Source code of charts:

· · · ·

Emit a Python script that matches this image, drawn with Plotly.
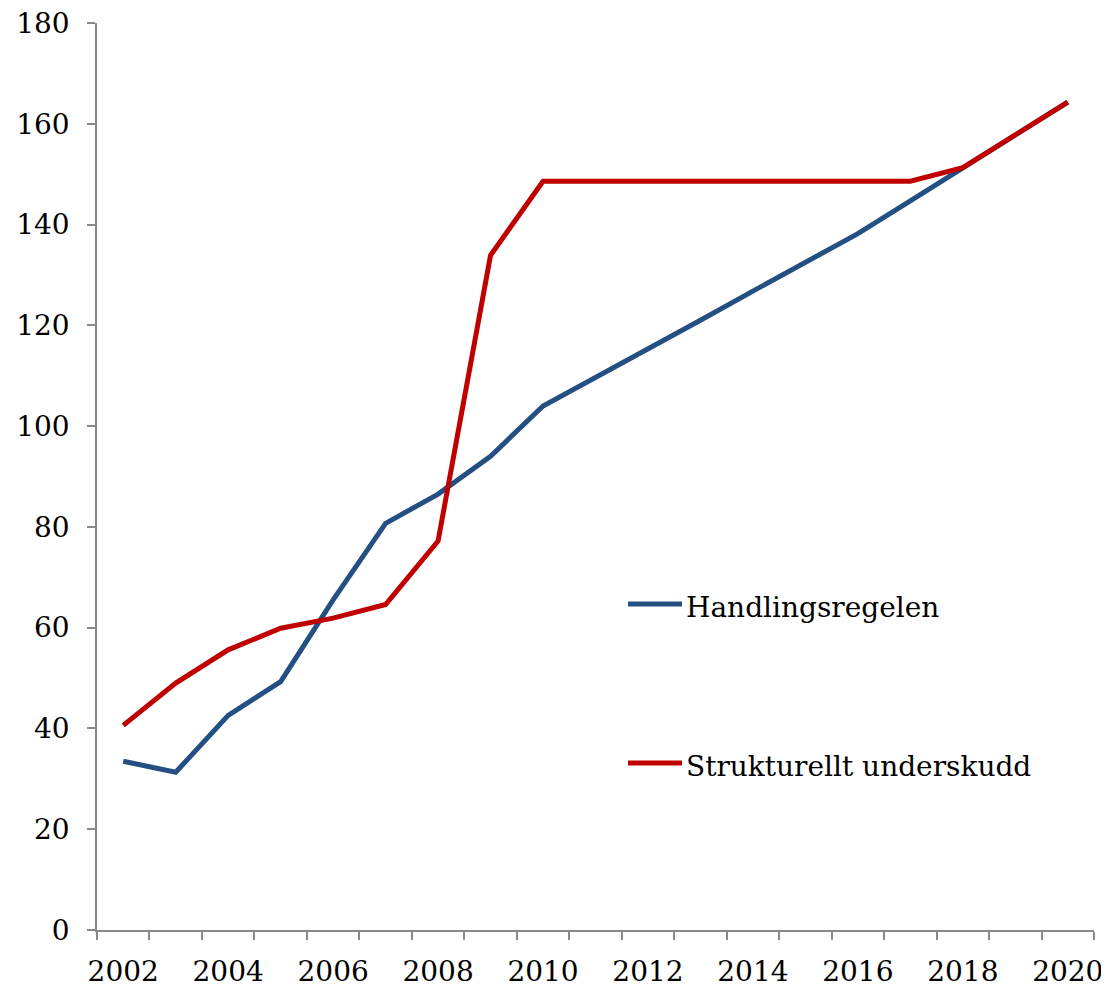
import plotly.graph_objects as go

years = [str(y) for y in range(2002, 2021)]
handlingsregelen = [33.5, 31.3, 42.6, 49.3, 65.5, 80.7, 86.5, 94.0, 104.0,
                    109.6, 115.3, 121.0, 126.8, 132.5, 138.2, 144.7, 151.2, 157.7, 164.3]
strukturelt = [40.6, 49.0, 55.6, 59.9, 61.9, 64.6, 77.2, 133.9, 148.6,
               148.6, 148.6, 148.6, 148.6, 148.6, 148.6, 148.6, 151.3, 157.8, 164.3]
tick_text = [y if int(y) % 2 == 0 else "" for y in years]
y_ticks = list(range(0, 181, 20))

series = [
    ("Handlingsregelen", handlingsregelen, "#234F82", 0.3594),
    ("Strukturellt underskudd", strukturelt, "#C00000", 0.1841),
]

FONT = "DejaVu Serif"
FS = 28

fig = go.Figure()
for name, vals, color, ly in series:
    fig.add_trace(go.Scatter(x=years, y=vals, mode="lines", name=name,
                             line=dict(color=color, width=5), showlegend=False))
    # manual legend entry
    fig.add_shape(type="line", xref="paper", yref="paper", x0=0.5326, x1=0.5868,
                  y0=ly, y1=ly, line=dict(color=color, width=5))
    fig.add_annotation(xref="paper", yref="paper", x=0.5888, y=ly - 0.0033,
                       xanchor="left", yanchor="middle", text=name, showarrow=False,
                       font=dict(family=FONT, size=FS, color="black"))

fig.update_layout(
    width=1109, height=990,
    margin=dict(l=89, r=23, t=15, b=68),
    paper_bgcolor="white", plot_bgcolor="white",
    font=dict(family=FONT, size=FS, color="black"),
    showlegend=False,
    xaxis=dict(type="category", tickvals=years, ticktext=tick_text, tickson="boundaries",
               ticks="outside", ticklen=8, tickcolor="#888888", tickwidth=1.5,
               showline=True, linecolor="#888888", linewidth=1.5, showgrid=False,
               zeroline=False, range=[-0.5, 18.5], tickangle=0, automargin=False,
               ticklabelstandoff=16, ticklabeloverflow="allow"),
    yaxis=dict(range=[0, 180], tickvals=y_ticks, ticks="outside", ticklen=8,
               tickcolor="#888888", tickwidth=1.5, showline=True, linecolor="#888888",
               linewidth=1.5, showgrid=False, zeroline=False, ticklabelstandoff=12,
               automargin=False, ticklabeloverflow="allow"),
)

fig.write_html("out.html")
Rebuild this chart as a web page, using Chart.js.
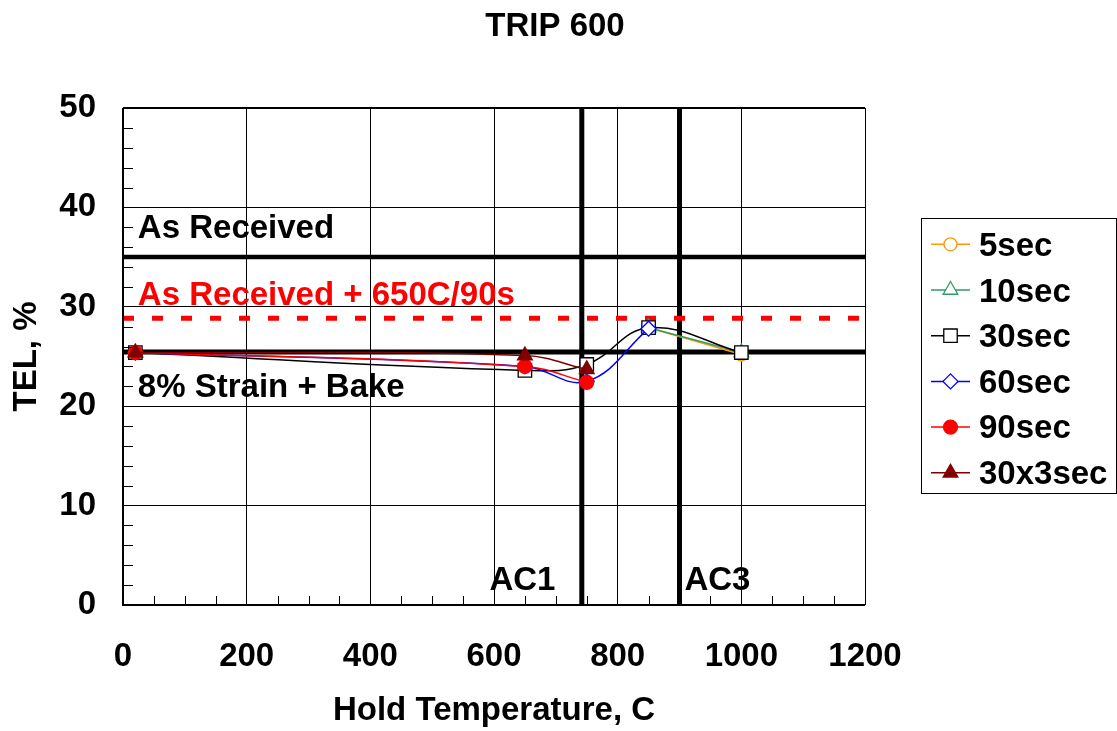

· · · ·

### Work to be completed
Copy out every line from the data above that has "this" in it.

### Final result
Emit a Python script that matches this image, drawn with Plotly.
Rebuild this chart as a web page, using Chart.js.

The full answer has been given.